Johnson & Johnson (JNJ): Maintains 5 STARS (buy)
Analyst: Herman Saftlas
The company agreed to acquire Tibotec-Virco NV for $320 million, providing access to advanced R&D in virology and AIDS -- and includes a promising next generation reverse transcriptase inhibitor for HIV. The purchase will result in a $0.05 second quarter writeoff for in-process R&D. S&P expects EU approval for J&J's breakthrough Cypher drug-coated coronary stent next month, with a U.S. launch likely in early 2003. J&J should be the dominant player in a projected multi-billion dollar drug-eluting stent market. Shares still are valued at a 20% discount to its intrinsic value based on S&P's discounted cash flow model.

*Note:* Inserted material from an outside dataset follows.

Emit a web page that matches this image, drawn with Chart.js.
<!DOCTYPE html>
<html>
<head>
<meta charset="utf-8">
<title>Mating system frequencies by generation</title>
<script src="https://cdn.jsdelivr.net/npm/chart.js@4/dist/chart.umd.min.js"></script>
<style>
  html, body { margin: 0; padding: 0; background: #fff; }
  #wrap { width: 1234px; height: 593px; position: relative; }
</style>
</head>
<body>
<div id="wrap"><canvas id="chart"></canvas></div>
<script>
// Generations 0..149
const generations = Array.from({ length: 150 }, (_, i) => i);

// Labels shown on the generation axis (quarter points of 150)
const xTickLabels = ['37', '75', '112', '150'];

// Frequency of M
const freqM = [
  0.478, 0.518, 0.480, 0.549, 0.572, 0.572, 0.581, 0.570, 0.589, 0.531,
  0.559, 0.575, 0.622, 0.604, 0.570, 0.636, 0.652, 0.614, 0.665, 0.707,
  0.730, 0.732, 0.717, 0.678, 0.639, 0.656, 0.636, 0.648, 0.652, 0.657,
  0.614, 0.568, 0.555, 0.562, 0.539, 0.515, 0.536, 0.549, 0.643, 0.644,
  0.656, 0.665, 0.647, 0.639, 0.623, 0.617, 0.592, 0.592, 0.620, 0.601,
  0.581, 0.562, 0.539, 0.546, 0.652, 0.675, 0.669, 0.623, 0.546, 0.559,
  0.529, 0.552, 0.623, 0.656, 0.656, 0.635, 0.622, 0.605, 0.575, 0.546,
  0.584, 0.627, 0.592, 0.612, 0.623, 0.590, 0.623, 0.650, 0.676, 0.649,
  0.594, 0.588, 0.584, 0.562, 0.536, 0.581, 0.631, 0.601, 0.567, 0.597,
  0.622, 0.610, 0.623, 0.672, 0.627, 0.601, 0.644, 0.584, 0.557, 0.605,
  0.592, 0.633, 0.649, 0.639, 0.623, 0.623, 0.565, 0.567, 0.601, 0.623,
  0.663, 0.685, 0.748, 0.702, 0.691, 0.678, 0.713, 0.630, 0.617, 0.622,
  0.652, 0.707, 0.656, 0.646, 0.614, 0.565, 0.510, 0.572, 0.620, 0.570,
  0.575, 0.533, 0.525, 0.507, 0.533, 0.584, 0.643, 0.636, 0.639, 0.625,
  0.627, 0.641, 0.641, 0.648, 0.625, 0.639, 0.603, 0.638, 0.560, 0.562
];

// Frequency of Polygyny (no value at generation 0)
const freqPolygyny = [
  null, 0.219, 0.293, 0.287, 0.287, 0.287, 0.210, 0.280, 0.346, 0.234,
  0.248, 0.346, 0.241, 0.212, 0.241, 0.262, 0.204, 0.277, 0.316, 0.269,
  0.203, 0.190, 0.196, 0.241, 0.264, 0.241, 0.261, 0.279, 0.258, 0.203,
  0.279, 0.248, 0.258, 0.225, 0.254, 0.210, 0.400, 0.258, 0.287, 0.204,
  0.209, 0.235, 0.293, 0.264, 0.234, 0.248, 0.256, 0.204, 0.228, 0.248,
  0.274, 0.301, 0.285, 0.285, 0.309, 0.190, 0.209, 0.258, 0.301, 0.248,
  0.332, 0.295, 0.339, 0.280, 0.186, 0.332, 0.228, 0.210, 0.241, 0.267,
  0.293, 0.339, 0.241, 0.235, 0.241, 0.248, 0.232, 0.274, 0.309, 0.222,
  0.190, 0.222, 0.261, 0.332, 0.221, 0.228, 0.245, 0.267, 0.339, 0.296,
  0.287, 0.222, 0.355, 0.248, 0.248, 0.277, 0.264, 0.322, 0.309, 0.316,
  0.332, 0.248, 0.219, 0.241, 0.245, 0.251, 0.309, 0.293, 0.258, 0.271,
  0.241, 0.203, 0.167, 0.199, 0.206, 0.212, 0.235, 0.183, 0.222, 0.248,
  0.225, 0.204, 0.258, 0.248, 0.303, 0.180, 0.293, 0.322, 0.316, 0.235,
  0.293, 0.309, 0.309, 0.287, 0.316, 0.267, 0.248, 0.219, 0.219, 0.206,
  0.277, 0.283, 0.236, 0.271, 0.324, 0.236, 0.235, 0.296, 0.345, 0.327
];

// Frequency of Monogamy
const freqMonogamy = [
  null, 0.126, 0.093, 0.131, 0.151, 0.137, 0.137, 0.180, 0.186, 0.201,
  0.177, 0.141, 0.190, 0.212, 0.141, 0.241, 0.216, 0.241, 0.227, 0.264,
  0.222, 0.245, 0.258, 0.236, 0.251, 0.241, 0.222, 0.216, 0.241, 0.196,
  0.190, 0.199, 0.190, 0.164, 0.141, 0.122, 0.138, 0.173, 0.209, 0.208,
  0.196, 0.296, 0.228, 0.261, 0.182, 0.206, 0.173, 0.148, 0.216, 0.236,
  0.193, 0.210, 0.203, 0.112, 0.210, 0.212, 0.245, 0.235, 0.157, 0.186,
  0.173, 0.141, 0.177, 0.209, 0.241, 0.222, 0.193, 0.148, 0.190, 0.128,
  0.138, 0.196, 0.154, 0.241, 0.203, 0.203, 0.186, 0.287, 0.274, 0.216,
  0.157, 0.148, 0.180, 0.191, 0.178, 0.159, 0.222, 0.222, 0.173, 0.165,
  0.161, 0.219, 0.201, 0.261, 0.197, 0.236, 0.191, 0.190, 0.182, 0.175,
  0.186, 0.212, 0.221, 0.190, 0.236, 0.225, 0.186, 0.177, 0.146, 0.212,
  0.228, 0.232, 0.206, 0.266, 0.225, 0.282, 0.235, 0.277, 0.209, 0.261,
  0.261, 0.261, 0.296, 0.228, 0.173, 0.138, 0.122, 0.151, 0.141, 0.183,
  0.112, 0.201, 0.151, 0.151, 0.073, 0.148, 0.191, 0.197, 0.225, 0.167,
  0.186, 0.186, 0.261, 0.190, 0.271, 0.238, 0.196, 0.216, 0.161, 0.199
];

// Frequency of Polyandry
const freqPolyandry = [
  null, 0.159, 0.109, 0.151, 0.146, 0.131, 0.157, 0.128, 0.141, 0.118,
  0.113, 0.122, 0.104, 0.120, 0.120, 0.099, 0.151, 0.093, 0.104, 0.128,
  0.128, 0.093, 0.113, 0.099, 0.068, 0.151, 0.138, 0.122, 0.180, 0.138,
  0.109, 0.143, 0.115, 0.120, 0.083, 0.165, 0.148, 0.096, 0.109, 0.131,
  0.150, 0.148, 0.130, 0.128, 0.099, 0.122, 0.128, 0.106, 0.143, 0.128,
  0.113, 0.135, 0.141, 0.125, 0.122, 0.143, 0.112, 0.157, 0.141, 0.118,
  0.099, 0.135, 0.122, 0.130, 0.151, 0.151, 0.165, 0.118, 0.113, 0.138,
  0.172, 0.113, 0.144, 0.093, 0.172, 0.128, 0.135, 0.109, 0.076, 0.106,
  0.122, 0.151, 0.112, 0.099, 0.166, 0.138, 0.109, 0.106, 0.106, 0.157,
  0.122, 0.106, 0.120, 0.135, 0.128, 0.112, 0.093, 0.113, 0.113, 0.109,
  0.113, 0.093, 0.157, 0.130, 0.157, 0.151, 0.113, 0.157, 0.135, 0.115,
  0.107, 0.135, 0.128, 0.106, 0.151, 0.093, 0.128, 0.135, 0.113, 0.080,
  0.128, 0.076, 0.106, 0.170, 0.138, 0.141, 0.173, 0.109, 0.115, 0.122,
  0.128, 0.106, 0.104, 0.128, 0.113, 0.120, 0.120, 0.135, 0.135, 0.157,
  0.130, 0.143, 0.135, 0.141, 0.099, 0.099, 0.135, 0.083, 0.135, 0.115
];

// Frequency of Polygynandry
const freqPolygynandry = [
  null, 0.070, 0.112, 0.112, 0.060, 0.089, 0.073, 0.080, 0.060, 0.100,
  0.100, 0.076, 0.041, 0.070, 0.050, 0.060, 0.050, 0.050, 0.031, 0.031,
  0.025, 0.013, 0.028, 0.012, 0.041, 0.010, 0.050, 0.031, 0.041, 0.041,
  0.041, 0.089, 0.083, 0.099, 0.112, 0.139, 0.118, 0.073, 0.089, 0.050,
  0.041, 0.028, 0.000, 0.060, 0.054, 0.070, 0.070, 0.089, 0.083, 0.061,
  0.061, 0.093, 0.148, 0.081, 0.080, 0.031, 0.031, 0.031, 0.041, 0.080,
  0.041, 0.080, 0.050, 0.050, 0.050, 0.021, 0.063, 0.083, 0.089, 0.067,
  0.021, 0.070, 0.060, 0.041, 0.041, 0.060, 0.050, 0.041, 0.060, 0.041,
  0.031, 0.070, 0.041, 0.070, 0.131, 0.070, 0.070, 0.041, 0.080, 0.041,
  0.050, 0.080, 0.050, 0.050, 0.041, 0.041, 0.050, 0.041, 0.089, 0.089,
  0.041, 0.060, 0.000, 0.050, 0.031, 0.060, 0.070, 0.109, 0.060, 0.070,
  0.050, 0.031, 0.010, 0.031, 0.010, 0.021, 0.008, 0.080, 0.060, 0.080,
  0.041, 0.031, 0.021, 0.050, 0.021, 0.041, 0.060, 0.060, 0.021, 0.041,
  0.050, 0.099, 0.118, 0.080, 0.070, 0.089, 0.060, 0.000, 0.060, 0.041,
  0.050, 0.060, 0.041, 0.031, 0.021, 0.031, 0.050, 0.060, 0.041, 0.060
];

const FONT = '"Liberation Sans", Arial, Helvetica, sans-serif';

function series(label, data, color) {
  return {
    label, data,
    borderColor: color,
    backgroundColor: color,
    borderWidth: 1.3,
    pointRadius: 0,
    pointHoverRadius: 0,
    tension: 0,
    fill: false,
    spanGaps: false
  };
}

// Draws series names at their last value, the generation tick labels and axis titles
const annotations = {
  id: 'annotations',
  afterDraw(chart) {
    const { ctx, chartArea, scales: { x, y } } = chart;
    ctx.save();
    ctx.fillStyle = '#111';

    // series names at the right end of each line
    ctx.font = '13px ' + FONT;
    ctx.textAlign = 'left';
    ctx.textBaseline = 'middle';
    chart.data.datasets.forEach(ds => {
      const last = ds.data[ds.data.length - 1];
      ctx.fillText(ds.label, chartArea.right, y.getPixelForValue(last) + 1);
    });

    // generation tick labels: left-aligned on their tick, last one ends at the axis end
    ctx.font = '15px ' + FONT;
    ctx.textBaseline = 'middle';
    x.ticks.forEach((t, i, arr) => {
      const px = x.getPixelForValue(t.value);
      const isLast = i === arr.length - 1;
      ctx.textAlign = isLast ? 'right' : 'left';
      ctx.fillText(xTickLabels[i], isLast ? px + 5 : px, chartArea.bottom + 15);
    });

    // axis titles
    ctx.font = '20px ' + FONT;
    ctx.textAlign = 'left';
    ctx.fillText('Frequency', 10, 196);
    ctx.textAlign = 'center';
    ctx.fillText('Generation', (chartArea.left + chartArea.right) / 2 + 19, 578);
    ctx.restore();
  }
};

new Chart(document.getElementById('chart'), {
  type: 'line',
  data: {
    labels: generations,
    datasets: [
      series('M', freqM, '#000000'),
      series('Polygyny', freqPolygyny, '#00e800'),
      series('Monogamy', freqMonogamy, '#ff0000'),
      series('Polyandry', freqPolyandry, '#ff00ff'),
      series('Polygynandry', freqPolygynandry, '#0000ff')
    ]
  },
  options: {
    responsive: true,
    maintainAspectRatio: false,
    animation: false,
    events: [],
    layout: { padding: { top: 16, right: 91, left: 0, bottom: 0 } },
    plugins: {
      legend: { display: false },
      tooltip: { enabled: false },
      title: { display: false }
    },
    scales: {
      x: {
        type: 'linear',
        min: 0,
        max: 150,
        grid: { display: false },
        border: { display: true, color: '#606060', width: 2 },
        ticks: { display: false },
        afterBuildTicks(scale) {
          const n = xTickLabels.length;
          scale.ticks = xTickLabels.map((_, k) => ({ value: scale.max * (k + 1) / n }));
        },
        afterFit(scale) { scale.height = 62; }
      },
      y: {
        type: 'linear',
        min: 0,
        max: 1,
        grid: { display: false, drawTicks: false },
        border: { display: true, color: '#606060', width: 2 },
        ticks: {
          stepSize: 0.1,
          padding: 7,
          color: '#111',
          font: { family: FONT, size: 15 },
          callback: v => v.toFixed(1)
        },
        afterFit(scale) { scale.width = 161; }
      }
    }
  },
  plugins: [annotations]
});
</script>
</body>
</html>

Mcdonald's Corp. (MCD): Reiterates 3 STARS (hold)
Analyst: Dennis Milton
The company expects first quarter EPS of $0.29-$0.30, vs. $0.29, and full 2002 EPS at the low end of prior guidance of $1.47-$1.54 in constant currencies. McDonald's reported strong European sales, sluggishness in U.S. and weakness in Asia. The estimates exclude charges and accounting changes. The company in 2002 expects a $0.02 benefit from a change in goodwill accounting, and $0.11 in charges to write down assets and goodwill. S&P is trimming the Q1 estimate to $0.30 from $0.31, and trimming the 2002 estimate to $1.49 from $1.50, excluding only charges. At 19 times the 2002 estimate, McDonald's is fully valued.
KB Home (KBH): Downgrades to 3 STARS (hold) from 5 STARS (buy)
Analyst: Michael Jaffe
The company posted February quarter earnings per share of $0.95 vs. $0.70, beating all forecasts. The 11% increase in home deliveries, operating efficiencies, and higher mortgage banking income outweighed 22% more shares. S&P is hiking the fiscal 2002 (Nov.) earnings per share estimate to $5.70 from $5.60, and upping fiscal 2003's to $5.90 from $5.80. While the mortgage rate bottom has likely been seen, S&P thinks a moderate economic recovery will limit the rate upturn, and should leave KB Home's results in decent shape. But despite these positives, and a modest valuation at only seven times S&P's fiscal 2002 estimate, S&P think worries about the interest rate outlook will reduce investors' enthusiasm for shares.
Palm (PALM): Maintains 3 STARS (hold)
Analyst: Megan Graham Hackett
The maker of handheld devices posted a February quarter pro forma operating loss of $0.02 vs. $0.02 earnings per share, beating the Street's mean of a $0.04 loss estimate. Revenue of $296 million -- down 38% -- was above guidance of $250 million to $260 million, on the strength of new products. Gross margin was 29% vs. S&P's estimate at 28%. However, most of the upside came from expense cuts. Palm sees fourth quarter revenue of $290 million to $300 million, a bit higher than S&P's estimate. The company believes revenue growth can reach 20% in fiscal 2003. S&P now sees a fiscal 2002 (May) loss of $0.17 per share vs. the prior loss of $0.19 per share. S&P still sees fiscal 2003's EPS of $0.10. Challenges remain, but at 24 times S&P's calendar 2003 $0.13 EPS estimate -- below peers, Palm is O.K. to hold.